After the closure of Garantex, US authorities hoped to have cut a major channel for circumventing Russian sanctions. But the reality is far more persistent. According to a report published by the blockchain analysis company Elliptic, five new crypto exchange platforms have taken over, often from the same offices, with the same networks.
The Elliptic report, published this Saturday, hits like an electric shock. The blockchain analysis company blockchain reveals that five crypto exchange platforms, mostly still unsanctioned, now openly allow Russian entities to bypass Western financial restrictions.
The closure of Garantex in March 2025, after the seizure of its domain names by US authorities, did not end the problem. It simply redistributed it. ABCeX, Exmo, Bitpapa, Rapira, and Aifory Pro each in their own way absorbed part of the illicit volume Garantex handled.
ABCeX is the most concerning. Indeed, this platform operates from the Federation Tower in Moscow, the same building that housed Garantex. It is said to have processed at least 11 billion dollars in crypto, with significant flows to Garantex and Aifory Pro, another actor in this network.

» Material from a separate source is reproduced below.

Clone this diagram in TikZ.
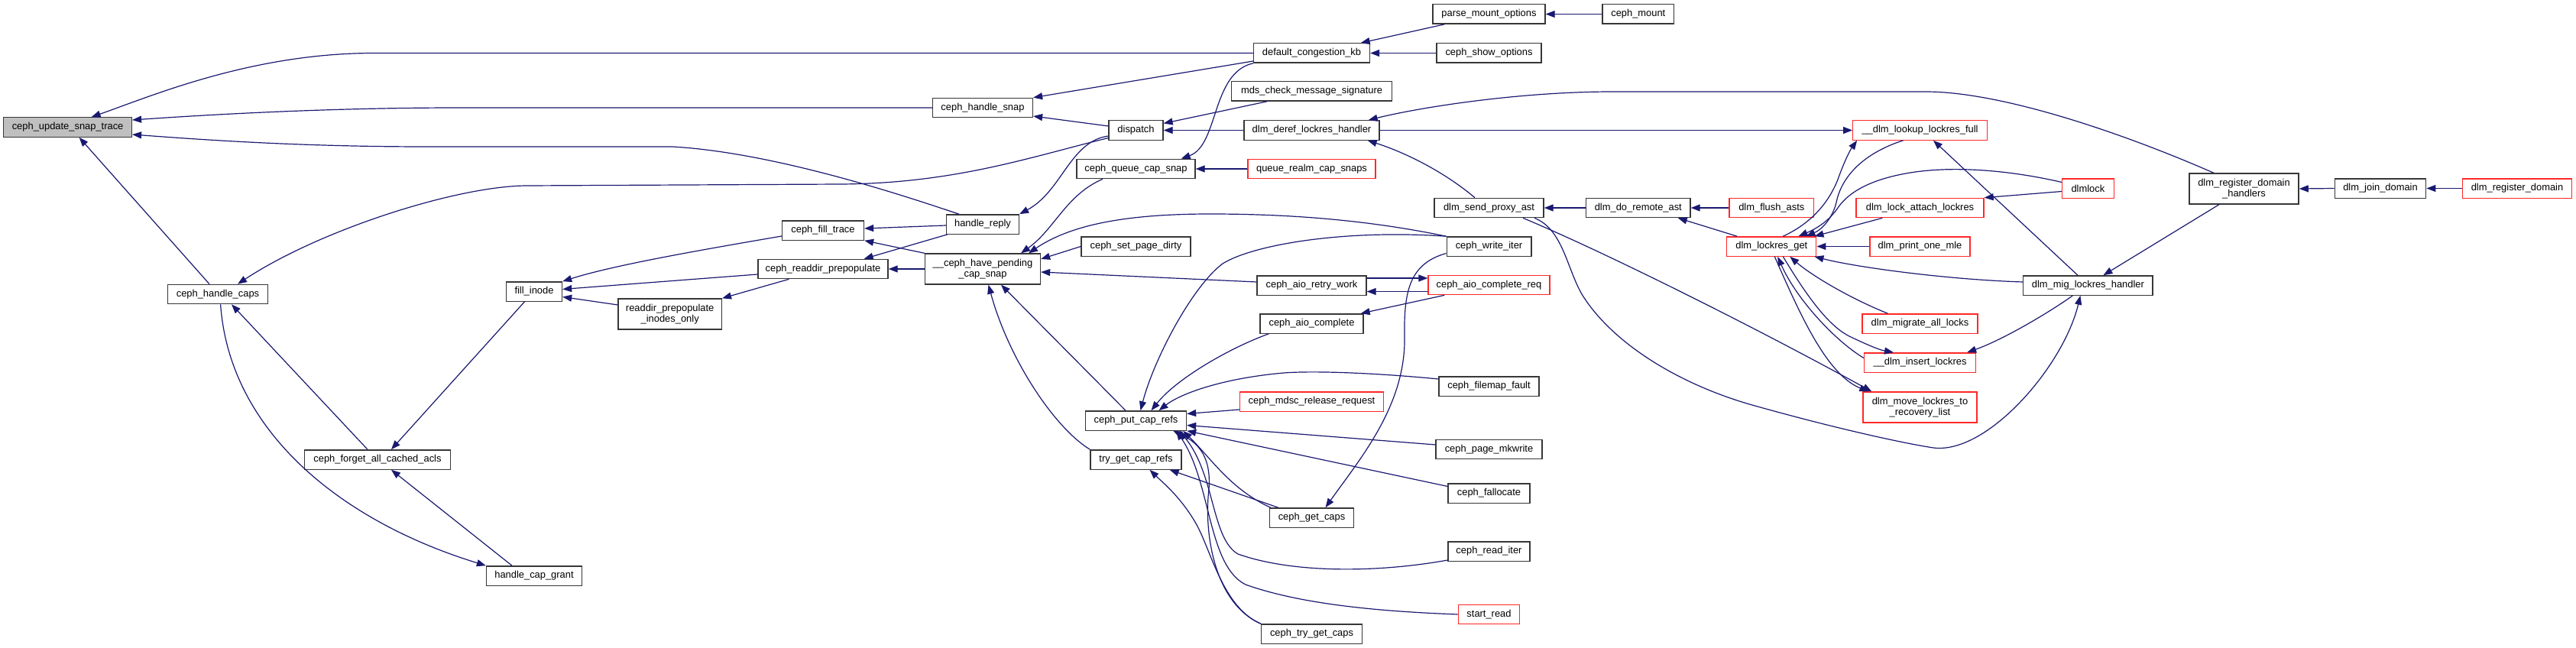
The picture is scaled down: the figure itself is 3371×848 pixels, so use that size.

The case of Exmo is perhaps the most striking. The platform had officially announced its departure from the Russian market after the invasion of Ukraine in 2022. Yet, blockchain analysis tells a very different story: its Western and Russian entities share the same custody wallet infrastructure. As a result, Exmo conducted over 19.5 million dollars of direct transactions with sanctioned entities, including Garantex, Grinex, and Chatex.
Each platform has developed its own techniques to stay under the radar. Bitpapa, the only one sanctioned by OFAC in March 2024, constantly changes wallet addresses to evade monitoring systems. About 9.7% of its outgoing flows went to sanctioned targets.
Rapira, a Georgian-registered platform with an office in Moscow, has conducted over 72 million dollars in direct transactions with Grinex, a sanctioned platform. Russian authorities themselves reportedly raided its offices at the end of 2025, suspecting capital flight to Dubai.
As for Aifory Pro, its model is particularly audacious. It offers virtual payment cards funded in USDT to allow Russian users to access blocked services like Airbnb or ChatGPT. The platform operates from Moscow, Dubai, and Turkey, and reportedly transferred nearly 2 million dollars to Abantether, an Iranian exchange platform.
The overall figures confirm this trend. Chainalysis reports that illicit crypto addresses received a record amount of 154 billion dollars in 2025. The Russian stablecoin A7A5, pegged to the ruble, alone would have accounted for 93.3 billion dollars in transactions.
In sum, the closure of Garantex did not extinguish the fire, it scattered it. In view of this observation, the European Union is now considering a general ban on all crypto transactions with Russia. A response that seems urgent, but whose effectiveness remains to be proven against such an adaptable network.